All this talk of an incoming army of Android tablets does raise a rather important question: what exactly is a tablet computer supposed to be for?
If your own answer is "I want to use it to read books on," then Android tabs could have a serious competitor in the form of the latest Kindle (Amazon link), in all its super-thin slate grey monochrome sleekness. After all, it does have the right type of screen for it - readable in direct sunlight, and without producing eyestrain from the glare... because there is no glare.
The first couple of generations of Kindle didn't appeal hugely, probably because they looked too much like a plastic orbital transport ship from a 1970s Star Wars toy set, but also because (as with Sony's effort, which I tried very hard, but struggled, to like lots) the page update was just too slow.
And a "proper" keyboard on an ebook reader just seems wrong. Here's a keyboard on a device that's solely for reading; while devices that are more for sending emails etc (ipads, Android tabs) have no keyboard. The universe just seems all messed up.
But the latest Kindle incarnation, just released in the UK, finally lands the Kindle in "desirable" territory - even though the physical keyboard is still there. The page update speed is also much improved, as is the screen contrast.

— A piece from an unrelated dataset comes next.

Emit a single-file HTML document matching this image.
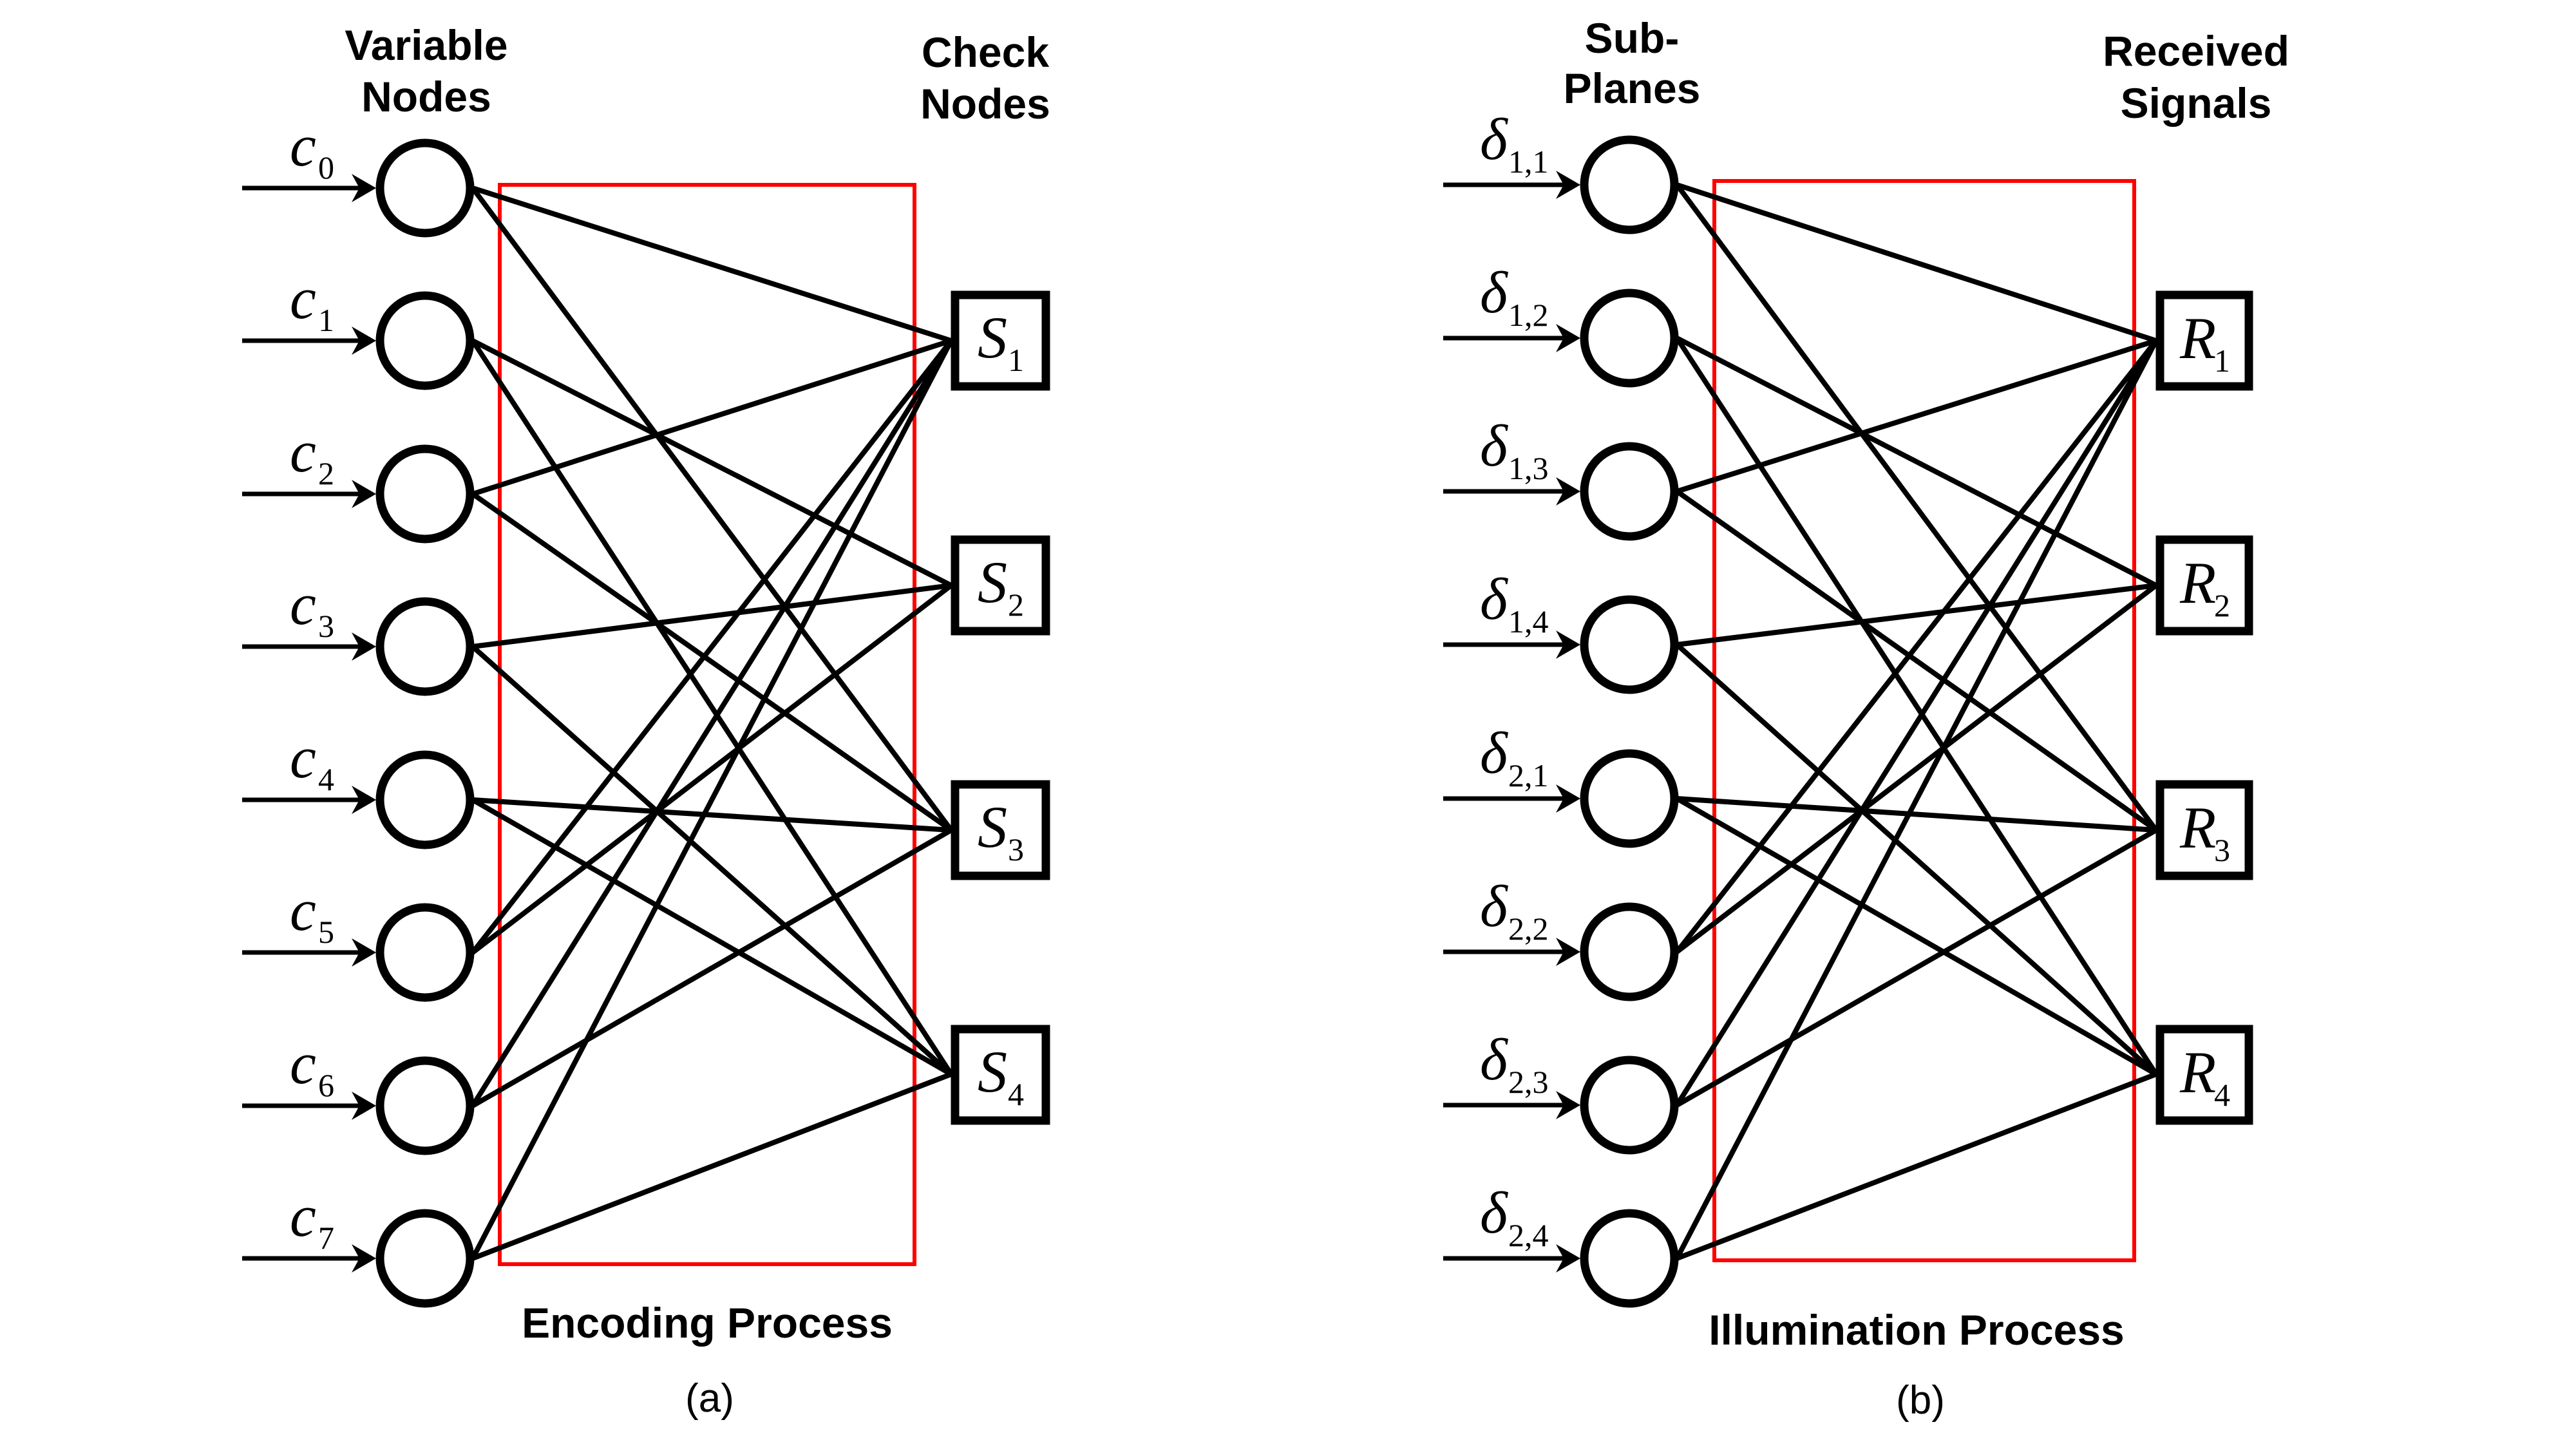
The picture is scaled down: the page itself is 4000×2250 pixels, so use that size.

(Of course, I *have* to buy one, so as to test Fingerpress ebooks out on there. It's a hard life... Actually mine was just dispatched yesterday - to be honest, I'm all excited and can't wait for it to turn up).
The new Kindle has the advantage that it does one thing, and does it extremely well - as long as reading a book is what you want to do.
If, on the other hand, you answered "I want to use my tablet device to watch movies on," or "browse the web", "send emails" etc, then naturally Android's still your tin man.